Photo by: Brenden Cowan
The Toronto Maple Leafs have been experimenting with a unique lineup in recent games, playing with 11 forwards and seven defensemen. While this may seem like a creative strategy by head coach Sheldon Keefe, there are several reasons why this experiment may not be the best option for the Leafs moving forward.
First and foremost, playing with only 11 forwards limits the team’s offensive capabilities. The Leafs are known for their high-powered offence with players like Auston Matthews, Mitch Marner, William Nylander and John Tavares leading the way. However, with one less forward on the bench, it becomes more difficult to get accustomed to linemates, thus leading to fewer scoring chances.

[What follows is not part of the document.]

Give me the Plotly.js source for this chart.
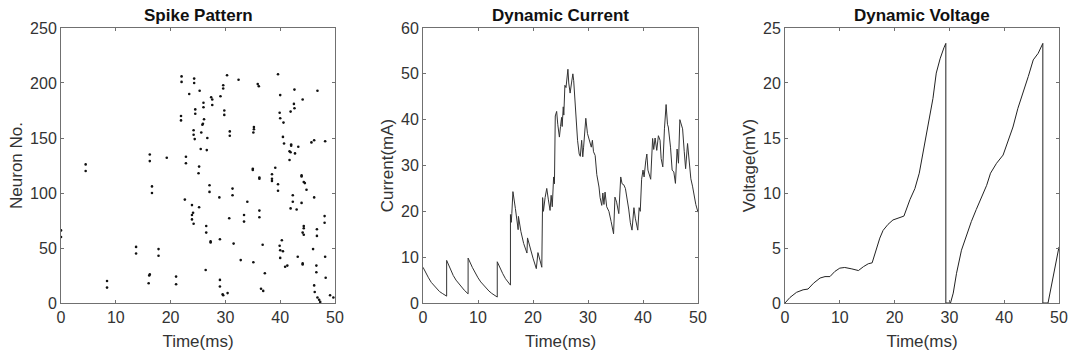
<!DOCTYPE html>
<html>
<head>
<meta charset="utf-8">
<script src="https://cdn.plot.ly/plotly-3.0.1.min.js"></script>
<style>html,body{margin:0;padding:0;background:#fff;}#chart{width:1073px;height:358px;}</style>
</head>
<body>
<div id="chart"></div>
<script>
// ---- Spike pattern data (time in ms, neuron index) ----
var spikeTimes = [
  0, 0, 4.5, 4.5, 8.4, 8.4, 13.7, 13.7, 16.2, 16.2, 16.6, 16.6, 16.2, 16.1, 16.0,
  17.8, 17.8, 19.3, 21.0, 21.0, 22.0, 22.0, 21.9, 21.9, 22.6, 22.8, 22.8,
  24.3, 24.3, 23.4, 25.3, 24.5, 24.5, 24.2, 24.2, 24.4, 25.6, 25.5, 26.6, 26.7,
  26.0, 26.0, 26.1, 25.9, 25.8, 25.2, 25.1, 25.2, 23.9, 24.1, 23.9, 23.9, 24.2,
  27.1, 27.1, 26.5, 26.5, 27.3, 27.3, 28.9, 29.0, 27.4, 27.6, 27.6, 29.1,
  29.6, 29.6, 29.8, 29.8, 30.3, 32.4, 30.8, 30.8, 30.7, 31.3, 31.3, 31.5,
  29.0, 29.0, 29.5, 29.6, 30.4, 26.4, 32.8, 33.4, 33.4, 34.0, 35.0, 35.0,
  35.2, 35.2, 35.1, 35.9, 36.1, 36.2, 36.2, 36.2, 36.2, 36.8, 35.1, 37.2, 36.5, 36.9,
  39.6, 40.0, 39.9, 40.0, 40.6, 40.5, 40.7, 39.1, 38.5, 38.5, 38.5, 39.6, 39.6,
  40.3, 39.9, 40.0, 40.5, 40.0, 40.9, 41.3, 41.9, 42.5, 42.6, 42.6, 44.1,
  41.7, 41.9, 42.0, 42.0, 42.7, 43.3, 41.7, 43.9, 43.9, 44.3, 44.5, 44.8,
  42.3, 42.3, 41.9, 43.0, 43.9, 46.2, 44.3, 44.3, 44.1, 44.3, 43.2, 44.1, 44.1,
  45.7, 46.2, 48.2, 46.8, 46.7, 46.7, 46.0, 48.1, 48.1, 48.2, 48.3, 46.6, 46.6,
  46.2, 46.3, 46.8, 47.1, 47.3, 49.1, 49.7
];
var spikeNeurons = [
  66, 60, 126, 120, 20, 14, 51, 45, 135, 129, 106, 100, 26, 25, 18,
  49, 43, 132, 24, 17, 206, 201, 170, 166, 94, 133, 127,
  204, 200, 190, 193, 176, 172, 157, 153, 149, 155, 140, 139, 150,
  182, 178, 167, 163, 162, 124, 118, 87, 89, 82, 80, 76, 72,
  107, 101, 70, 64, 56, 55, 96, 58, 187, 185, 180, 188,
  198, 195, 175, 171, 207, 203, 156, 152, 77, 104, 98, 54,
  21, 15, 8, 7, 9, 30, 39, 80, 74, 92, 122, 121,
  160, 158, 155, 199, 197, 114, 113, 84, 78, 53, 37, 27, 13, 11,
  208, 189, 173, 168, 164, 151, 145, 123, 117, 113, 111, 108, 102,
  57, 52, 48, 47, 41, 33, 34, 174, 181, 177, 194, 185,
  138, 137, 144, 143, 136, 142, 130, 116, 115, 110, 109, 103,
  98, 92, 86, 85, 91, 96, 70, 68, 64, 62, 42, 36, 35,
  146, 148, 147, 193, 67, 61, 49, 79, 73, 42, 23, 34, 28,
  16, 10, 5, 3, 1, 7, 5
];

// ---- Dynamic current (time in ms, current in mA) ----
var currentTime = [
  0, 0.5, 1, 1.5, 2, 2.5, 3, 3.5, 4.3,
  4.3, 5, 5.5, 6, 6.5, 7, 7.5, 8.2,
  8.2, 9, 9.5, 10, 10.5, 11, 11.5, 12, 12.5, 13, 13.5,
  13.5, 14, 14.5, 15, 15.5, 15.9,
  15.9, 16.05, 16.15, 16.35, 16.8, 17.2, 17.3, 17.35, 17.6, 17.8, 18.3, 18.9, 19.0, 19.5, 20.0, 20.6,
  20.9, 21.3, 21.6, 21.75, 21.9, 22.2, 22.5, 22.8, 23.1, 23.3, 23.5, 23.75, 23.9,
  24.05, 24.3, 24.5, 24.8, 25.0, 25.2, 25.3, 25.5, 25.6, 25.8, 26.0, 26.2, 26.35, 26.5, 26.75,
  27.0, 27.25, 27.4, 27.7, 28.1, 28.4, 28.6, 28.85, 29.05, 29.2, 29.4, 29.6, 29.9, 30.2, 30.4,
  30.6, 30.8, 31.0, 31.3, 31.6, 32.0, 32.2, 32.5, 32.7, 32.9, 33.1, 33.4, 33.8, 34.2, 34.65,
  34.9, 35.2, 35.6, 35.95, 36.2, 36.5, 36.8, 37.1, 37.4, 37.7, 38.0, 38.35, 38.6, 39.05,
  39.3, 39.5, 39.75, 40.0, 40.2, 40.5, 40.7, 40.9, 41.2, 41.4, 41.75, 41.95, 42.2, 42.5,
  42.8, 43.1, 43.3, 43.6, 43.9, 44.2, 44.45, 44.6, 45.0, 45.3, 45.6, 45.9, 46.2, 46.45,
  46.7, 47.0, 47.2, 47.5, 47.75, 48.1, 48.4, 48.7, 49.0, 49.3, 49.6, 50
];
var currentValues = [
  7.8, 6.5, 5.5, 4.5, 3.8, 3.1, 2.5, 2.1, 1.5,
  9.3, 7.2, 6.0, 5.0, 4.2, 3.5, 2.8, 2.0,
  9.8, 7.7, 6.5, 5.5, 4.6, 3.9, 3.2, 2.6, 2.1, 1.7, 1.3,
  9.0, 7.6, 6.4, 5.3, 4.5, 3.9,
  19.3, 17.6, 19.5, 24.3, 20.6, 17.3, 16.0, 18.9, 16.8, 15.6, 13.0, 10.9, 14.2, 11.8, 9.8, 7.5,
  11.0, 9.2, 7.8, 23.0, 20.0, 23.0, 25.0, 22.5, 20.2, 23.5, 21.0, 27.5, 26.0,
  40.8, 41.8, 39.0, 36.2, 38.5, 40.5, 38.5, 42.8, 41.0, 47.5, 47.0, 50.5, 51.0, 48.0, 45.8,
  48.0, 50.0, 48.5, 42.0, 35.5, 32.5, 32.0, 35.5, 31.9, 34.0, 38.5, 40.3, 37.0, 35.5, 34.8,
  34.0, 35.5, 33.0, 32.2, 28.0, 25.3, 23.0, 21.3, 24.0, 21.5, 24.2, 21.0, 20.0, 17.8, 15.1,
  23.1, 22.0, 19.5, 27.5, 26.0, 25.8, 25.0, 23.0, 20.5, 17.5, 15.9, 20.8, 18.5, 15.9,
  20.8, 20.0, 27.0, 29.0, 27.5, 31.0, 32.5, 29.0, 28.0, 27.0, 35.9, 33.5, 36.0, 33.3,
  36.5, 35.5, 31.5, 29.7, 38.0, 43.3, 39.0, 38.4, 34.0, 29.0, 28.6, 26.1, 33.6, 30.5,
  40.0, 38.4, 38.0, 33.0, 29.3, 34.8, 30.0, 27.1, 25.5, 23.1, 21.5, 19.8
];

// ---- Dynamic voltage (time in ms, voltage in mV) ----
var voltageTime = [
  0, 0.9, 2.1, 3.3, 4.2, 5.2, 6.4, 7.3, 8.2, 9.1, 10.0, 10.9, 12.2, 13.4, 14.3, 15.2, 15.9,
  16.7, 17.3, 17.9, 18.8, 19.7, 20.7, 21.7, 22.8, 23.7, 24.5, 25.3, 26.1, 27.0, 27.6, 28.3, 29.0, 29.35,
  29.35, 30.2, 30.7, 31.3, 32.2, 33.1, 34.0, 34.9, 35.8, 36.8, 37.5, 38.6, 39.8, 40.7, 41.6,
  42.5, 43.4, 44.4, 45.3, 46.2, 47.05,
  47.05, 48.0, 48.6, 49.2, 50
];
var voltageValues = [
  0, 0.5, 0.97, 1.2, 1.27, 1.8, 2.27, 2.4, 2.4, 2.87, 3.17, 3.23, 3.1, 2.95, 3.3, 3.57, 3.65,
  4.9, 5.9, 6.6, 7.15, 7.55, 7.7, 7.9, 9.4, 10.4, 11.8, 13.9, 16.0, 18.6, 20.9, 22.2, 23.2, 23.6,
  0, 0, 0.9, 2.7, 4.8, 6.2, 7.4, 8.5, 9.5, 10.7, 11.8, 12.7, 13.45, 14.7, 16.0,
  17.7, 19.0, 20.6, 22.1, 22.7, 23.6,
  0, 0, 1.5, 3.3, 5.1
];

var xTicks = [0, 10, 20, 30, 40, 50];

var FONT = '"Liberation Sans", Arial, Helvetica, sans-serif';
var axisCol = '#707070';
var tickFont = {family: FONT, size: 16, color: '#333333'};
var titleFont = {family: FONT, size: 17, color: '#333333'};

function xa(domain) {
  return {
    domain: domain, range: [0, 50], tickvals: xTicks, ticks: 'inside', ticklen: 3,
    tickcolor: axisCol, showline: true, linecolor: axisCol, linewidth: 1, mirror: 'ticks',
    showgrid: false, zeroline: false, tickfont: tickFont, fixedrange: true,
    title: {text: 'Time(ms)', font: titleFont, standoff: 9}
  };
}
function ya(range, dtick, title, anchor) {
  return {
    domain: [0.1536, 0.9218], range: range, dtick: dtick, tick0: 0, ticks: 'inside', ticklen: 3,
    tickcolor: axisCol, showline: true, linecolor: axisCol, linewidth: 1, mirror: 'ticks',
    showgrid: false, zeroline: false, tickfont: tickFont, anchor: anchor, fixedrange: true,
    title: {text: title, font: titleFont, standoff: 3}
  };
}

var d1 = [61/1073, 335/1073], d2 = [423/1073, 698/1073], d3 = [785/1073, 1059/1073];

var traces = [
  {x: spikeTimes, y: spikeNeurons, type: 'scatter', mode: 'markers', xaxis: 'x', yaxis: 'y',
   marker: {size: 2.6, color: '#111111'}, hoverinfo: 'x+y'},
  {x: currentTime, y: currentValues, type: 'scatter', mode: 'lines', xaxis: 'x2', yaxis: 'y2',
   line: {color: '#333333', width: 1}},
  {x: voltageTime, y: voltageValues, type: 'scatter', mode: 'lines', xaxis: 'x3', yaxis: 'y3',
   line: {color: '#222222', width: 1}}
];

function panelTitle(text, dom) {
  return {text: '<b>' + text + '</b>', x: (dom[0] + dom[1]) / 2, y: (358 - 15) / 358,
    xref: 'paper', yref: 'paper', xanchor: 'center', yanchor: 'middle', showarrow: false,
    font: {family: FONT, size: 17, color: '#111111'}};
}

var layout = {
  width: 1073, height: 358, margin: {l: 0, r: 0, t: 0, b: 0},
  paper_bgcolor: '#ffffff', plot_bgcolor: '#ffffff', showlegend: false,
  xaxis: Object.assign(xa(d1), {anchor: 'y'}),
  yaxis: ya([0, 250], 50, 'Neuron No.', 'x'),
  xaxis2: Object.assign(xa(d2), {anchor: 'y2'}),
  yaxis2: ya([0, 60], 10, 'Current(mA)', 'x2'),
  xaxis3: Object.assign(xa(d3), {anchor: 'y3'}),
  yaxis3: ya([0, 25], 5, 'Voltage(mV)', 'x3'),
  annotations: [
    panelTitle('Spike Pattern', d1),
    panelTitle('Dynamic Current', d2),
    panelTitle('Dynamic Voltage', d3)
  ]
};

Plotly.newPlot('chart', traces, layout, {displayModeBar: false, staticPlot: true});
</script>
</body>
</html>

Playing with only 11 forwards means that players will have to take on more ice time, which could lead to fatigue and an eventual injury — the last thing that the Leafs need heading into playoffs.
On the defensive side of the ice, having seven defensemen can create a logjam and disrupt the team’s defensive system. While it may seem like having an extra defenseman would benefit the team, the Maple Leafs’ top 6 defensemen are not that of four to five years ago.
With the likes of Morgan Rielly, TJ Brodie, Jake McCabe, Timothy Liljegren, Mark Giordano and Luke Schenn taking up the top six, there is no reason for mediocre defensemen like Justin Holl, Fillip Gustafson or Connor Timmins to be in the lineup –especially come playoff time.
The success of other teams, such as the Tampa Bay Lightning, who have won two Stanley Cups in the past three seasons, may be the main reason that head coach Sheldon Keefe is trying to implement the 11 and 7 lineup.
Though the success of a strategy on one team should not be the reason to use it on another. It all depends on the talent you are putting out on the ice, and in the Maple Leafs case, their twelfth and thirteenth forwards are bound to have a bigger impact than their seventh or eighth defenceman.
To top it all off, the Maple Leafs are currently 2-7-2 in the 11 games that they have used the strategy this season, begging the question: what does Sheldon Keefe see that we don’t?